Task requirements
Give the material once more, word for word, without any images.

== Material

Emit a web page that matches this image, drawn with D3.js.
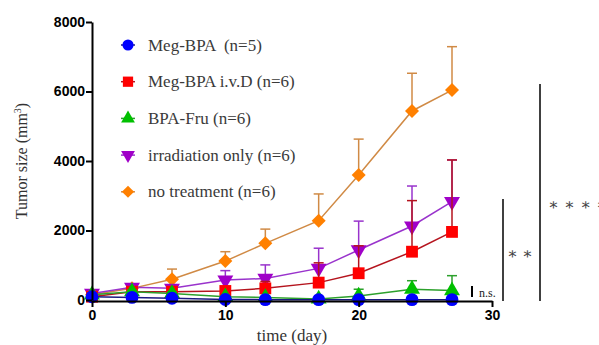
<!DOCTYPE html>
<html><head><meta charset="utf-8">
<script src="https://cdn.jsdelivr.net/npm/d3@7"></script>
<style>body{margin:0;background:#fff}svg{display:block}
.serif{font-family:"Liberation Serif","DejaVu Serif","Times New Roman",serif;white-space:pre}
</style>
</head><body>
<svg id="c" width="599" height="345"></svg>
<script>
const days = [0, 3, 6, 10, 13, 17, 20, 24, 27];
const xTicks = [0, 10, 20, 30];
const yTicks = [0, 2000, 4000, 6000, 8000];
const seriesNames = ["Meg-BPA  (n=5)", "Meg-BPA i.v.D (n=6)", "BPA-Fru (n=6)", "irradiation only (n=6)", "no treatment (n=6)"];
const megBPA = [95, 75, 50, 15, 10, 10, 10, 10, 10];
const megBPAsd = [20, 30, 20, 10, 10, 10, 10, 10, 10];
const megIvD = [95, 240, 240, 260, 335, 500, 770, 1390, 1960];
const megIvDsd = [30, 50, 60, 100, 200, 570, 790, 1470, 2070];
const bpaFru = [150, 240, 190, 95, 75, 30, 115, 310, 270];
const bpaFrusd = [20, 40, 40, 30, 30, 20, 195, 245, 430];
const irrOnly = [190, 365, 335, 575, 620, 910, 1440, 2130, 2830];
const irrOnlysd = [40, 60, 80, 270, 390, 580, 830, 1150, 1200];
const noTreat = [150, 335, 595, 1120, 1630, 2282, 3600, 5440, 6040];
const noTreatsd = [30, 60, 295, 270, 410, 770, 1030, 1085, 1250];

const series = [
  {name: seriesNames[0], v: megBPA, sd: megBPAsd, line: "#1a1a80", fill: "#0000ff", sym: "circle"},
  {name: seriesNames[1], v: megIvD, sd: megIvDsd, line: "#b5141e", fill: "#ff0000", sym: "square"},
  {name: seriesNames[2], v: bpaFru, sd: bpaFrusd, line: "#2ca02c", fill: "#00c000", sym: "triangle"},
  {name: seriesNames[3], v: irrOnly, sd: irrOnlysd, line: "#9933cc", fill: "#a000c8", sym: "tridown"},
  {name: seriesNames[4], v: noTreat, sd: noTreatsd, line: "#d08a45", fill: "#ff8000", sym: "diamond"}
];

const svg = d3.select("#c");
const x = d3.scaleLinear().domain([0, 30]).range([92, 492]);
const y = d3.scaleLinear().domain([0, 8000]).range([300, 22]);

function symPath(sym, k) {
  k = k || 1;
  if (sym === "circle") return d3.symbol(d3.symbolCircle, 130 * k)();
  if (sym === "square") return d3.symbol(d3.symbolSquare, 140 * k)();
  if (sym === "triangle") return d3.symbol(d3.symbolTriangle, 110 * k)();
  if (sym === "tridown") return d3.symbol(d3.symbolTriangle, 110 * k)();
  const r = 7 * Math.sqrt(k);
  if (sym === "diamond") return `M0,${-r}L${r},0L0,${r}L${-r},0Z`;
}
function symRot(sym) { return sym === "tridown" ? " rotate(180)" : ""; }

const order = [4, 3, 1, 2, 0];
order.forEach(i => {
  const s = series[i];
  const g = svg.append("g");
  days.forEach((d, k) => {
    const cx = x(d), y0 = y(s.v[k]), y1 = y(s.v[k] + s.sd[k]);
    g.append("line").attr("x1", cx).attr("x2", cx).attr("y1", y0).attr("y2", y1)
      .attr("stroke", s.line).attr("stroke-width", 1.5);
    g.append("line").attr("x1", cx - 5).attr("x2", cx + 5).attr("y1", y1).attr("y2", y1)
      .attr("stroke", s.line).attr("stroke-width", 1.5);
  });
  const line = d3.line().x((d, k) => x(days[k])).y(d => y(d));
  g.append("path").attr("d", line(s.v)).attr("fill", "none").attr("stroke", s.line).attr("stroke-width", 1.5);
  days.forEach((d, k) => {
    g.append("path").attr("d", symPath(s.sym))
      .attr("transform", `translate(${x(d)},${y(s.v[k])})${symRot(s.sym)}`)
      .attr("fill", s.fill);
  });
});

const yAxis = svg.append("g").attr("transform", "translate(92,0)")
  .call(d3.axisLeft(y).tickValues(yTicks).tickSize(6).tickSizeOuter(0).tickFormat(d3.format("d")));
const xAxis = svg.append("g").attr("transform", "translate(0,301)")
  .call(d3.axisBottom(x).tickValues(xTicks).tickSize(6).tickSizeOuter(0));
[yAxis, xAxis].forEach(a => {
  a.select(".domain").attr("stroke", "#000").attr("stroke-width", 2);
  a.selectAll(".tick line").attr("stroke", "#000").attr("stroke-width", 2);
  a.selectAll(".tick text").attr("fill", "#000").style("font-family", "'Liberation Sans', Arial, sans-serif")
    .style("font-weight", "bold").style("font-size", "14px");
});
yAxis.selectAll(".tick text").attr("x", -7);
xAxis.selectAll(".tick text").attr("y", 9);

const yt = svg.append("text").attr("class", "serif").attr("transform", "translate(27,161) rotate(-90)")
  .attr("text-anchor", "middle").style("font-size", "16px").attr("fill", "#333");
yt.append("tspan").text("Tumor size (mm");
yt.append("tspan").text("3").attr("dy", -6).style("font-size", "10px");
yt.append("tspan").text(")").attr("dy", 6);
svg.append("text").attr("class", "serif").attr("x", 292).attr("y", 341).attr("text-anchor", "middle")
  .style("font-size", "17px").attr("fill", "#333").text("time (day)");

series.forEach((s, i) => {
  const ly = 45 + i * 36.7;
  svg.append("line").attr("x1", 121).attr("x2", 135).attr("y1", ly).attr("y2", ly).attr("stroke", s.line).attr("stroke-width", 1.5);
  svg.append("path").attr("d", symPath(s.sym, 0.75)).attr("transform", `translate(128,${ly})${symRot(s.sym)}`).attr("fill", s.fill);
  svg.append("text").attr("class", "serif").attr("x", 148).attr("y", ly + 5.5)
    .style("font-size", "17px").attr("fill", "#3a3a3a").text(s.name);
});

function vbar(xp, y1, y2, w) {
  svg.append("line").attr("x1", xp).attr("x2", xp).attr("y1", y1).attr("y2", y2).attr("stroke", "#000").attr("stroke-width", w);
}
vbar(472, 286, 297, 2);
svg.append("text").attr("class", "serif").attr("x", 479).attr("y", 297).style("font-size", "12px").attr("fill", "#222").text("n.s.");
vbar(503, 199, 301, 1.5);
svg.append("text").attr("class", "serif").attr("x", 507).attr("y", 259).style("font-size", "16px").attr("fill", "#444").text("\u2217 \u2217");
vbar(540, 84, 301, 1.5);
svg.append("text").attr("class", "serif").attr("x", 548).attr("y", 210).style("font-size", "16px").style("letter-spacing", "0.6px").attr("fill", "#444").text("\u2217 \u2217 \u2217 \u2217");
</script>
</body></html>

====

Complete answer
Emit a web page that matches this image, drawn with D3.js.
<!DOCTYPE html>
<html><head><meta charset="utf-8">
<script src="https://cdn.jsdelivr.net/npm/d3@7"></script>
<style>body{margin:0;background:#fff}svg{display:block}
.serif{font-family:"Liberation Serif","DejaVu Serif","Times New Roman",serif;white-space:pre}
</style>
</head><body>
<svg id="c" width="599" height="345"></svg>
<script>
const days = [0, 3, 6, 10, 13, 17, 20, 24, 27];
const xTicks = [0, 10, 20, 30];
const yTicks = [0, 2000, 4000, 6000, 8000];
const seriesNames = ["Meg-BPA  (n=5)", "Meg-BPA i.v.D (n=6)", "BPA-Fru (n=6)", "irradiation only (n=6)", "no treatment (n=6)"];
const megBPA = [95, 75, 50, 15, 10, 10, 10, 10, 10];
const megBPAsd = [20, 30, 20, 10, 10, 10, 10, 10, 10];
const megIvD = [95, 240, 240, 260, 335, 500, 770, 1390, 1960];
const megIvDsd = [30, 50, 60, 100, 200, 570, 790, 1470, 2070];
const bpaFru = [150, 240, 190, 95, 75, 30, 115, 310, 270];
const bpaFrusd = [20, 40, 40, 30, 30, 20, 195, 245, 430];
const irrOnly = [190, 365, 335, 575, 620, 910, 1440, 2130, 2830];
const irrOnlysd = [40, 60, 80, 270, 390, 580, 830, 1150, 1200];
const noTreat = [150, 335, 595, 1120, 1630, 2282, 3600, 5440, 6040];
const noTreatsd = [30, 60, 295, 270, 410, 770, 1030, 1085, 1250];

const series = [
  {name: seriesNames[0], v: megBPA, sd: megBPAsd, line: "#1a1a80", fill: "#0000ff", sym: "circle"},
  {name: seriesNames[1], v: megIvD, sd: megIvDsd, line: "#b5141e", fill: "#ff0000", sym: "square"},
  {name: seriesNames[2], v: bpaFru, sd: bpaFrusd, line: "#2ca02c", fill: "#00c000", sym: "triangle"},
  {name: seriesNames[3], v: irrOnly, sd: irrOnlysd, line: "#9933cc", fill: "#a000c8", sym: "tridown"},
  {name: seriesNames[4], v: noTreat, sd: noTreatsd, line: "#d08a45", fill: "#ff8000", sym: "diamond"}
];

const svg = d3.select("#c");
const x = d3.scaleLinear().domain([0, 30]).range([92, 492]);
const y = d3.scaleLinear().domain([0, 8000]).range([300, 22]);

function symPath(sym, k) {
  k = k || 1;
  if (sym === "circle") return d3.symbol(d3.symbolCircle, 130 * k)();
  if (sym === "square") return d3.symbol(d3.symbolSquare, 140 * k)();
  if (sym === "triangle") return d3.symbol(d3.symbolTriangle, 110 * k)();
  if (sym === "tridown") return d3.symbol(d3.symbolTriangle, 110 * k)();
  const r = 7 * Math.sqrt(k);
  if (sym === "diamond") return `M0,${-r}L${r},0L0,${r}L${-r},0Z`;
}
function symRot(sym) { return sym === "tridown" ? " rotate(180)" : ""; }

const order = [4, 3, 1, 2, 0];
order.forEach(i => {
  const s = series[i];
  const g = svg.append("g");
  days.forEach((d, k) => {
    const cx = x(d), y0 = y(s.v[k]), y1 = y(s.v[k] + s.sd[k]);
    g.append("line").attr("x1", cx).attr("x2", cx).attr("y1", y0).attr("y2", y1)
      .attr("stroke", s.line).attr("stroke-width", 1.5);
    g.append("line").attr("x1", cx - 5).attr("x2", cx + 5).attr("y1", y1).attr("y2", y1)
      .attr("stroke", s.line).attr("stroke-width", 1.5);
  });
  const line = d3.line().x((d, k) => x(days[k])).y(d => y(d));
  g.append("path").attr("d", line(s.v)).attr("fill", "none").attr("stroke", s.line).attr("stroke-width", 1.5);
  days.forEach((d, k) => {
    g.append("path").attr("d", symPath(s.sym))
      .attr("transform", `translate(${x(d)},${y(s.v[k])})${symRot(s.sym)}`)
      .attr("fill", s.fill);
  });
});

const yAxis = svg.append("g").attr("transform", "translate(92,0)")
  .call(d3.axisLeft(y).tickValues(yTicks).tickSize(6).tickSizeOuter(0).tickFormat(d3.format("d")));
const xAxis = svg.append("g").attr("transform", "translate(0,301)")
  .call(d3.axisBottom(x).tickValues(xTicks).tickSize(6).tickSizeOuter(0));
[yAxis, xAxis].forEach(a => {
  a.select(".domain").attr("stroke", "#000").attr("stroke-width", 2);
  a.selectAll(".tick line").attr("stroke", "#000").attr("stroke-width", 2);
  a.selectAll(".tick text").attr("fill", "#000").style("font-family", "'Liberation Sans', Arial, sans-serif")
    .style("font-weight", "bold").style("font-size", "14px");
});
yAxis.selectAll(".tick text").attr("x", -7);
xAxis.selectAll(".tick text").attr("y", 9);

const yt = svg.append("text").attr("class", "serif").attr("transform", "translate(27,161) rotate(-90)")
  .attr("text-anchor", "middle").style("font-size", "16px").attr("fill", "#333");
yt.append("tspan").text("Tumor size (mm");
yt.append("tspan").text("3").attr("dy", -6).style("font-size", "10px");
yt.append("tspan").text(")").attr("dy", 6);
svg.append("text").attr("class", "serif").attr("x", 292).attr("y", 341).attr("text-anchor", "middle")
  .style("font-size", "17px").attr("fill", "#333").text("time (day)");

series.forEach((s, i) => {
  const ly = 45 + i * 36.7;
  svg.append("line").attr("x1", 121).attr("x2", 135).attr("y1", ly).attr("y2", ly).attr("stroke", s.line).attr("stroke-width", 1.5);
  svg.append("path").attr("d", symPath(s.sym, 0.75)).attr("transform", `translate(128,${ly})${symRot(s.sym)}`).attr("fill", s.fill);
  svg.append("text").attr("class", "serif").attr("x", 148).attr("y", ly + 5.5)
    .style("font-size", "17px").attr("fill", "#3a3a3a").text(s.name);
});

function vbar(xp, y1, y2, w) {
  svg.append("line").attr("x1", xp).attr("x2", xp).attr("y1", y1).attr("y2", y2).attr("stroke", "#000").attr("stroke-width", w);
}
vbar(472, 286, 297, 2);
svg.append("text").attr("class", "serif").attr("x", 479).attr("y", 297).style("font-size", "12px").attr("fill", "#222").text("n.s.");
vbar(503, 199, 301, 1.5);
svg.append("text").attr("class", "serif").attr("x", 507).attr("y", 259).style("font-size", "16px").attr("fill", "#444").text("\u2217 \u2217");
vbar(540, 84, 301, 1.5);
svg.append("text").attr("class", "serif").attr("x", 548).attr("y", 210).style("font-size", "16px").style("letter-spacing", "0.6px").attr("fill", "#444").text("\u2217 \u2217 \u2217 \u2217");
</script>
</body></html>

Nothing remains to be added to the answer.